Рокко промолчал, он был перепачкан и хмур, ему не хотелось разговаривать.
— Можешь и не отвечать, я и сам всё прекрасно вижу, — продолжал Буратино, глядя вниз.
А ветер приносил запах гари и клочья сырого тяжелого дыма.
— Трупы есть? — опять спросил Буратино после паузы.
— Пока неизвестно, четырёх в больницу увезли, один обгорел сильно, — отвечал Чеснок зло.
— Рокко, не надо эмоций, ради Бога. Я не виноват, что вы спалили половину района. Я просил всего-навсего сжечь конюшню и сарай. Я не просил поджигать девять домов.
— Кто же знал, что они так займутся, ночь ветреная была, — оправдывался Рокко. — А я разве тебе не говорил, что этого не нужно делать, но ты умеешь стоять на своём, — продолжал злиться Чеснок.
— Давай без истерик, дружище. Давай не будем рыдать по невинно убиенным, которых ещё не убили и которых ты ещё недавно собирался перестрелять по одному.
— То перестрелять, а то спалить. Две большие разницы. Тем более про детей речи не было.
— Экий ты щепетильный, — усмехнулся Буратино, — а вот Николай щепетильностью не страдает. Отвалил деньжат и ждёт, пока нам хребты переломают.
— Так Николая и надо было мочить, а не всех цыган огульно. А то весь квартал к дьяволу спалили.
— Может, избирательный метод и более гуманный, — продолжал улыбаться Буратино, — зато тотальный более эффективный.
— Ни черта я не понимаю из твоей тарабарщины, вечно ты из себя умника строишь.
— Не злись, Рокко, не хватало, чтобы мы с тобой поссорились из-за этой ерунды. Это первое, а второе — я рад, что так получилось.
— Ты серьёзно? — спросил Чеснок. — Неужели тебе их не жалко?
— Не-а, а кто они мне?
— Люди.
— Люди, — Буратино презрительно сплюнул, — никакие они не люди, всего-навсего эфемерные субъективные аксессуары моего существования.
— Чего? — не понял Чеснок.
— Унылые декорации спектакля под названием «Я — Пиноккио Джеппетто». Причём декорации только первого акта, к тому же не лучшие декорации.
— Кажись, у тебя температура? — обеспокоенно произнёс Рокко. — Ветер вон какой ледяной.

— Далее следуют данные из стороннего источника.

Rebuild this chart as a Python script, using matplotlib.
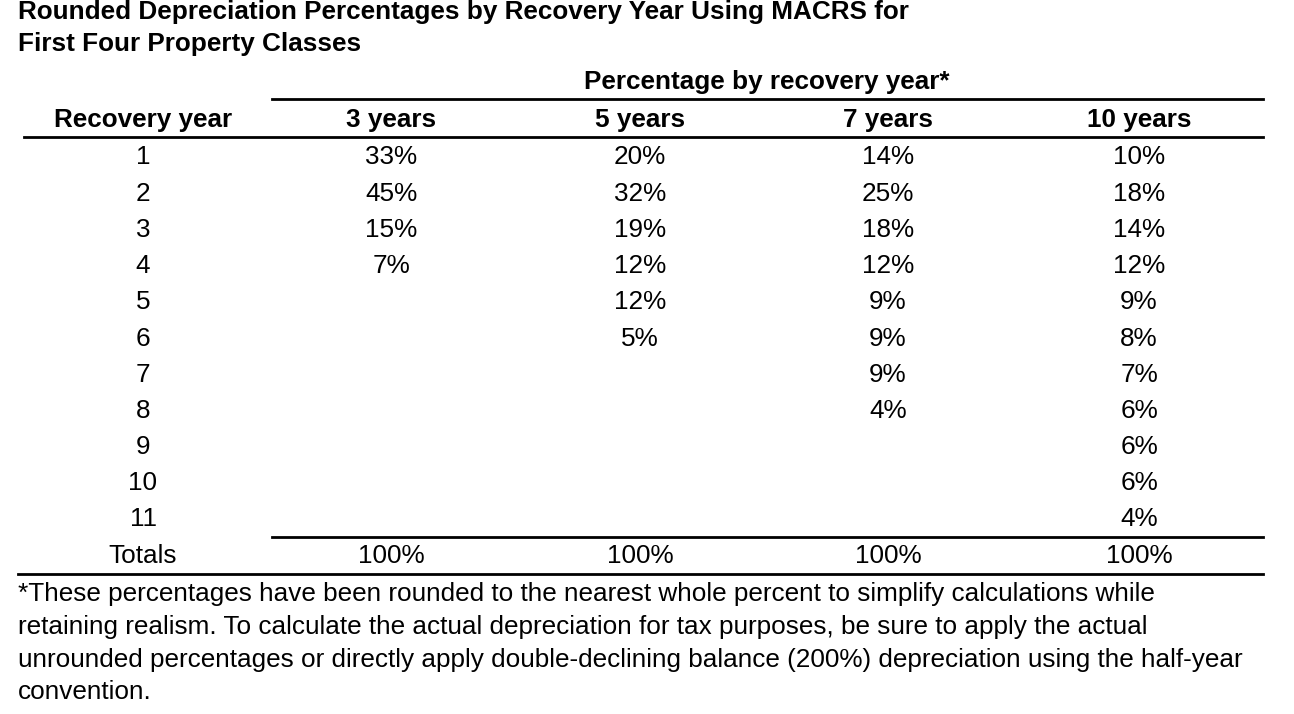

— Гляди, как они ползают по могильникам своих домов, эти жалкие грязные существа. Рыдают, копошатся, словно черви, надеясь найти в углях то, что не сгорело, вернее, то, что не удалось сжечь мне. Эти люди даже и подумать не могут о том, что это не просто несчастье, а мой гнев, — всё это Буратино говорил с огнём в глазах и маской брезгливого высокомерия на лице. — Ты спрашиваешь, Рокко, не жалко ли мне их? Нет, Рокко, не жалко, как тебе не бывает жалко муравьёв, на которых ты наступаешь, даже не глядя, как тебе не жалко рыб, куриц и коров, которых ты ешь.
— Так то коровы.
— А чем эти лучше? Ничем, Рокко. Это те же самые коровы, только говорящие и строящие дома, которые мы с тобой можем сжечь, если захотим. Мы можем убивать этих людей, если нам этого захочется. Знаешь почему?
— Почему?
— Потому что мы маленькие, даже малюсенькие, но боги. Понимаешь?

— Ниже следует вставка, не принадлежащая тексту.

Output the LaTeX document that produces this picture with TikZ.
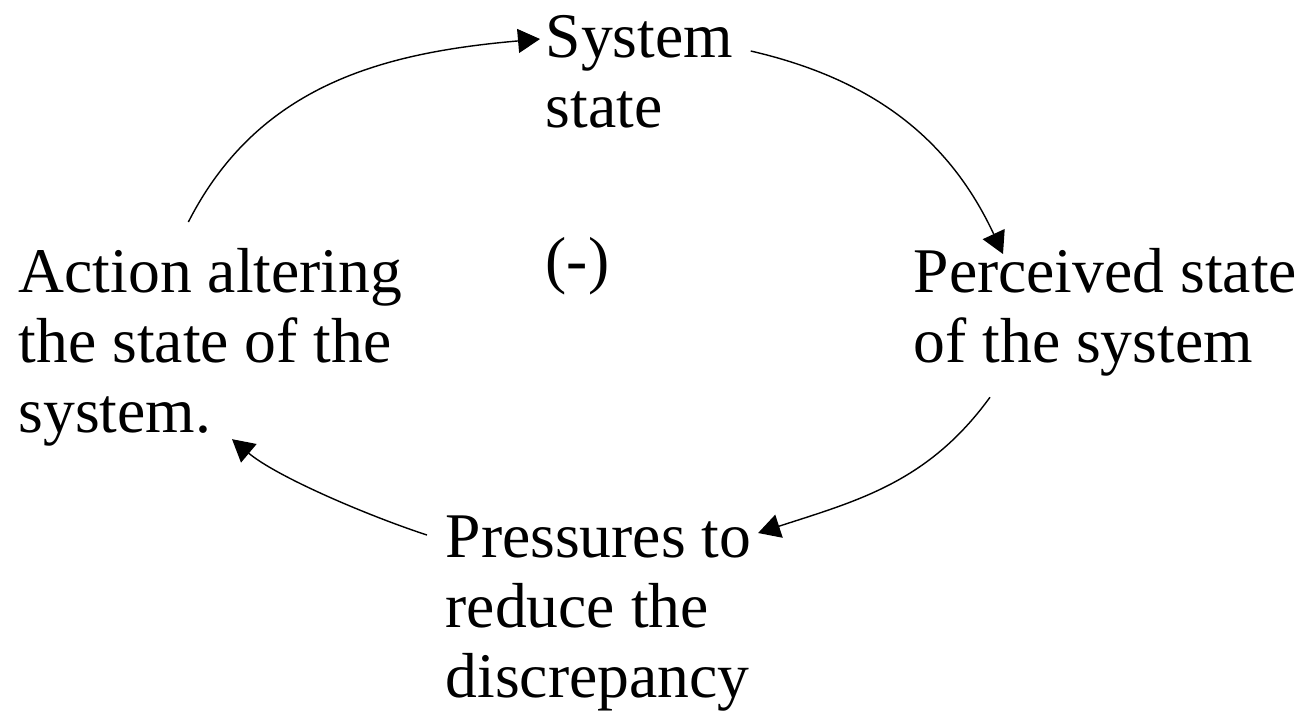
\documentclass[tikz,border=0pt]{standalone}
\usepackage{fontspec}
\setmainfont{Liberation Serif}
\usetikzlibrary{arrows.meta}

\begin{document}
\begin{tikzpicture}
        [font=\fontsize{18.1}{19.9}\selectfont, >={Triangle[length=2.2mm,width=2.4mm]}]

        \useasboundingbox (0, 0) rectangle (13.01, -7.15);

        \node[anchor=north west, align=left, inner sep=0pt] (sys) at (5.45, -0.15) {System\\state};
        \node[anchor=north west, align=left, inner sep=0pt] (neg) at (5.45, -2.37) {(-)};
        \node[anchor=north west, align=left, inner sep=0pt] (act) at (0.18, -2.48) {Action altering\\the state of the\\system.};
        \node[anchor=north west, align=left, inner sep=0pt] (perc) at (9.13, -2.48) {Perceived state\\of the system};
        \node[anchor=north west, align=left, inner sep=0pt] (pres) at (4.45, -5.15) {Pressures to\\reduce the\\discrepancy};

        \draw[->] ([shift={(-0.22, 0.26)}]act.north) to[out=63, in=185] ([shift={(-0.05, -0.24)}]sys.north west);
        \draw[->] ([shift={(0.17, -0.36)}]sys.north east) to[out=-13, in=115] ([shift={(0.9, -0.06)}]perc.north west);
        \draw[->] ([shift={(0.77, -0.2)}]perc.south west) to[out=-126, in=18] ([shift={(0.06, -0.18)}]pres.north east);
        \draw[->] ([shift={(-0.18, -0.2)}]pres.north west) to[out=162, in=-40, looseness=0.7] ([shift={(2.14, 0.08)}]act.south west);
    \end{tikzpicture}
\end{document}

— Тебе нужен аспирин, — рассеянно пробормотал Чеснок, — у тебя жар.
— Это тебе, болвану, нужен аспирин. А мне он сейчас не нужен, мой мозг чист и ясен, как никогда, и я чувствую в себе силу. Понимаешь, Чеснок, силу? Да-да, вот здесь, стоя на этом месте, я первый раз почувствовал свою силу.
— Страшно мне от тебя, корешок, — пробормотал Рокко.

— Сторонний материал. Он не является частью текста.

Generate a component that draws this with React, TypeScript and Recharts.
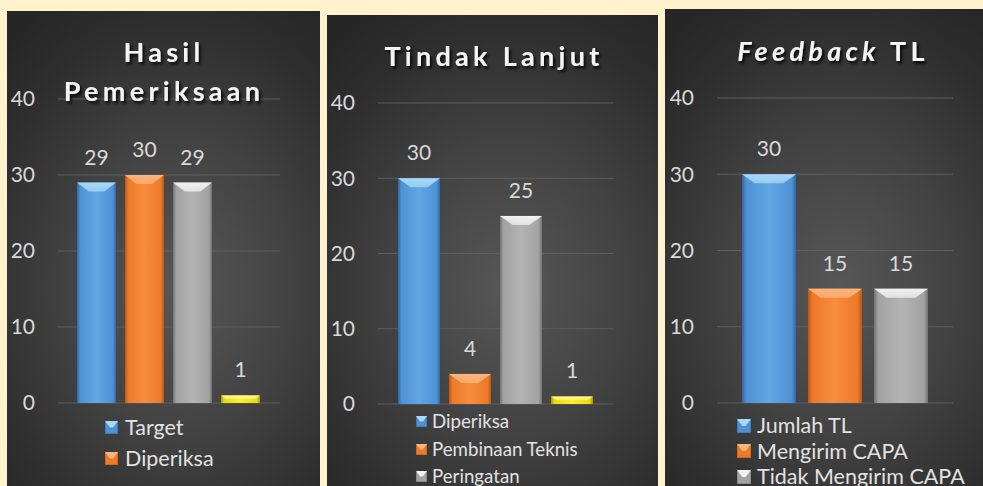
import React from 'react';
import { BarChart, Bar, XAxis, YAxis, CartesianGrid, LabelList, Legend } from 'recharts';

// ---------- data ----------
const yTicks = [0, 10, 20, 30, 40];

const hasilTitle = ['Hasil', 'Pemeriksaan'];
const hasilLegend = ['Target', 'Diperiksa'];
const hasilValues = [29, 30, 29, 1];

const tindakTitle = ['Tindak Lanjut'];
const tindakLegend = ['Diperiksa', 'Pembinaan Teknis', 'Peringatan'];
const tindakValues = [30, 4, 25, 1];

const feedbackTitleItalic = 'Feedback';
const feedbackTitleRest = 'TL';
const feedbackLegend = ['Jumlah TL', 'Mengirim CAPA', 'Tidak Mengirim CAPA'];
const feedbackValues = [30, 15, 15];

// ---------- styles ----------
const FONT = "Lato, 'Open Sans', 'Noto Sans', sans-serif";
const TEXT = '#d9d9d9';

type Pal = { base: string; mid: string; edge: string; top: string };
const PAL: Pal[] = [
  { base: '#4f92d4', mid: '#62a6e6', edge: '#2f67a3', top: '#a9d8f8' },
  { base: '#ec7a2a', mid: '#f88d3c', edge: '#b85814', top: '#fbb47e' },
  { base: '#a2a2a2', mid: '#b4b4b4', edge: '#727272', top: '#f2f2f2' },
  { base: '#eadb12', mid: '#fbee30', edge: '#a89800', top: '#fff78e' },
];

function BevelBar(props: any) {
  const { x, y, width, height, pal, uid } = props;
  if (!(height > 0) || !(width > 0)) return null;
  const bh = Math.min(9, height * 0.45);
  const inset = Math.min(width * 0.3, bh * 1.4);
  const gid = 'bg' + uid;
  const tid = 'tg' + uid;
  return (
    <g>
      <defs>
        <linearGradient id={gid} x1="0" y1="0" x2="1" y2="0">
          <stop offset="0" stopColor={pal.edge} />
          <stop offset="0.08" stopColor={pal.base} />
          <stop offset="0.5" stopColor={pal.mid} />
          <stop offset="0.92" stopColor={pal.base} />
          <stop offset="1" stopColor={pal.edge} />
        </linearGradient>
        <linearGradient id={tid} x1="0" y1="0" x2="0" y2="1">
          <stop offset="0" stopColor={pal.top} stopOpacity={1} />
          <stop offset="1" stopColor={pal.top} stopOpacity={0.75} />
        </linearGradient>
      </defs>
      <rect x={x} y={y} width={width} height={height} fill={`url(#${gid})`} />
      <polygon
        points={`${x},${y} ${x + width},${y} ${x + width - inset},${y + bh} ${x + inset},${y + bh}`}
        fill={`url(#${tid})`}
      />
    </g>
  );
}

function Marker({ pal, size }: { pal: Pal; size: number }) {
  const s = size;
  return (
    <svg width={s} height={s} style={{ display: 'block', flex: '0 0 auto' }}>
      <rect x={0} y={0} width={s} height={s} fill={pal.base} stroke={pal.edge} strokeWidth={1} />
      <polygon points={`0,0 ${s},0 ${s * 0.62},${s * 0.5} ${s * 0.38},${s * 0.5}`} fill={pal.top} />
    </svg>
  );
}

const renderLabel = (p: any) => {
  const x = Number(p.x) + Number(p.width) / 2;
  const y = Number(p.y) - 18;
  return (
    <text x={x} y={y} textAnchor="middle" fill={TEXT} fontSize={21} fontFamily={FONT}>
      {p.value}
    </text>
  );
};

type LegendCfg = { left: number; top: number; rowH: number; marker: number; gap: number; fontSize: number };

type PanelProps = {
  id: string;
  left: number;
  top: number;
  w: number;
  h: number;
  margin: { top: number; right: number; bottom: number; left: number };
  yWidth: number;
  catGap: number;
  barGap: number;
  values: number[];
  legend: string[];
  lg: LegendCfg;
  title: React.ReactNode;
};

function Panel(p: PanelProps) {
  const row: any = { cat: p.id };
  p.values.forEach((v, i) => (row['s' + i] = v));
  const data = [row];
  return (
    <div
      style={{
        position: 'absolute',
        left: p.left,
        top: p.top,
        width: p.w,
        height: p.h,
        overflow: 'hidden',
        background:
          'radial-gradient(ellipse 80% 70% at 55% 58%, #575757 0%, #424242 45%, #2e2e2e 80%, #262626 100%)',
      }}
    >
      <BarChart
        width={p.w}
        height={p.h}
        data={data}
        margin={p.margin}
        barCategoryGap={p.catGap}
        barGap={p.barGap}
      >
        <CartesianGrid vertical={false} stroke="#5e5e5e" strokeWidth={1} />
        <XAxis
          dataKey="cat"
          type="category"
          tick={false}
          tickLine={false}
          axisLine={{ stroke: '#a8a8a8', strokeWidth: 2 }}
          height={0}
        />
        <YAxis
          type="number"
          domain={[0, 40]}
          ticks={yTicks}
          axisLine={false}
          tickLine={false}
          tickSize={0}
          tickMargin={23}
          width={p.yWidth}
          tick={{ fill: TEXT, fontSize: 21, fontFamily: FONT }}
        />
        <Legend
          layout="vertical"
          align="center"
          verticalAlign="middle"
          wrapperStyle={{ left: p.lg.left, top: p.lg.top, width: 260, margin: 0, padding: 0 }}
          content={() => (
            <div>
              {p.legend.map((name, i) => (
                <div
                  key={name + i}
                  style={{
                    display: 'flex',
                    alignItems: 'center',
                    height: p.lg.rowH,
                    fontFamily: FONT,
                    fontSize: p.lg.fontSize,
                    color: '#e2e2e2',
                    whiteSpace: 'nowrap',
                  }}
                >
                  <Marker pal={PAL[i]} size={p.lg.marker} />
                  <span style={{ marginLeft: p.lg.gap, lineHeight: 1 }}>{name}</span>
                </div>
              ))}
            </div>
          )}
        />
        {p.values.map((_, i) => (
          <Bar
            key={'s' + i}
            dataKey={'s' + i}
            name={p.legend[i] ?? ''}
            fill={PAL[i].base}
            isAnimationActive={false}
            shape={(sp: any) => <BevelBar {...sp} pal={PAL[i]} uid={`${p.id}-${i}`} />}
          >
            <LabelList dataKey={'s' + i} content={renderLabel} />
          </Bar>
        ))}
      </BarChart>
      <svg
        width={p.w}
        height={p.h}
        style={{ position: 'absolute', left: 0, top: 0, pointerEvents: 'none' }}
      >
        <defs>
          <filter id={'sh' + p.id} x="-10%" y="-30%" width="130%" height="180%">
            <feDropShadow dx="2" dy="2.5" stdDeviation="1.5" floodColor="#000" floodOpacity="0.85" />
          </filter>
        </defs>
        <g filter={`url(#sh${p.id})`}>{p.title}</g>
      </svg>
    </div>
  );
}

const titleStyle = {
  fill: '#f4f4f4',
  fontFamily: FONT,
  fontWeight: 700,
  fontSize: 27,
  letterSpacing: 4.3,
  textAnchor: 'middle' as const,
};

export default function App() {
  return (
    <div
      style={{
        position: 'fixed',
        left: 0,
        top: 0,
        width: 983,
        height: 486,
        overflow: 'hidden',
        background: '#fff2cc',
      }}
    >
      <Panel
        id="p1"
        left={7}
        top={11}
        w={313}
        h={475}
        margin={{ top: 88, right: 40, bottom: 83, left: 0 }}
        yWidth={51}
        catGap={19}
        barGap={9}
        values={hasilValues}
        legend={hasilLegend}
        lg={{ left: 98, top: 401, rowH: 31, marker: 13, gap: 7, fontSize: 21.5 }}
        title={
          <>
            <text x={157} y={51} {...titleStyle}>{hasilTitle[0]}</text>
            <text x={157} y={90} {...titleStyle}>{hasilTitle[1]}</text>
          </>
        }
      />
      <Panel
        id="p2"
        left={327}
        top={15}
        w={331}
        h={471}
        margin={{ top: 88, right: 45, bottom: 82, left: 0 }}
        yWidth={51}
        catGap={20}
        barGap={9}
        values={tindakValues}
        legend={tindakLegend}
        lg={{ left: 89, top: 393, rowH: 27.5, marker: 11, gap: 5, fontSize: 18.7 }}
        title={<text x={167} y={51} {...titleStyle}>{tindakTitle[0]}</text>}
      />
      <Panel
        id="p3"
        left={665}
        top={9}
        w={318}
        h={477}
        margin={{ top: 89, right: 30, bottom: 83, left: 0 }}
        yWidth={52}
        catGap={25}
        barGap={12}
        values={feedbackValues}
        legend={feedbackLegend}
        lg={{ left: 72, top: 404, rowH: 25.5, marker: 14, gap: 6, fontSize: 21.5 }}
        title={
          <text x={168} y={52} {...titleStyle}>
            <tspan fontStyle="italic">{feedbackTitleItalic}</tspan> {feedbackTitleRest}
          </text>
        }
      />
    </div>
  );
}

— Мне самому страшно. Я даже не мог себе представить, что я так силён. А сила эта проистекает из потери цепей и рамок.
— Буратино, пойдём к врачу, — жалобно произнёс Чеснок. — Может, он тебе таблетку какую даст или укол?
— Рокко, дорогой мой, мораль — это цепь, которая сковывает нас по рукам и ногам. А жалость и сострадание — это рамки, в которых бушует наша сила. Нету морали — нет цепей, нету жалости — нету рамок. Значит, свободен, полная свобода духа и мысли. Некоторые задаются вопросом: тварь я или право имею? Такой вопрос может задать только тварь, не имеющая никаких прав. Понимаешь?
— Нет, может…
— Человек, который имеет право, не отягощён подобными вопросами, он говорит своим друзьям: идите и убивайте, идите и жгите, ни о чём не думайте, все грехи я беру на себя. Вот, к примеру, сжёг ты этот цыганский квартал?
— Да только девять домов и сгорели, — отвечал Рокко, чуть не плача.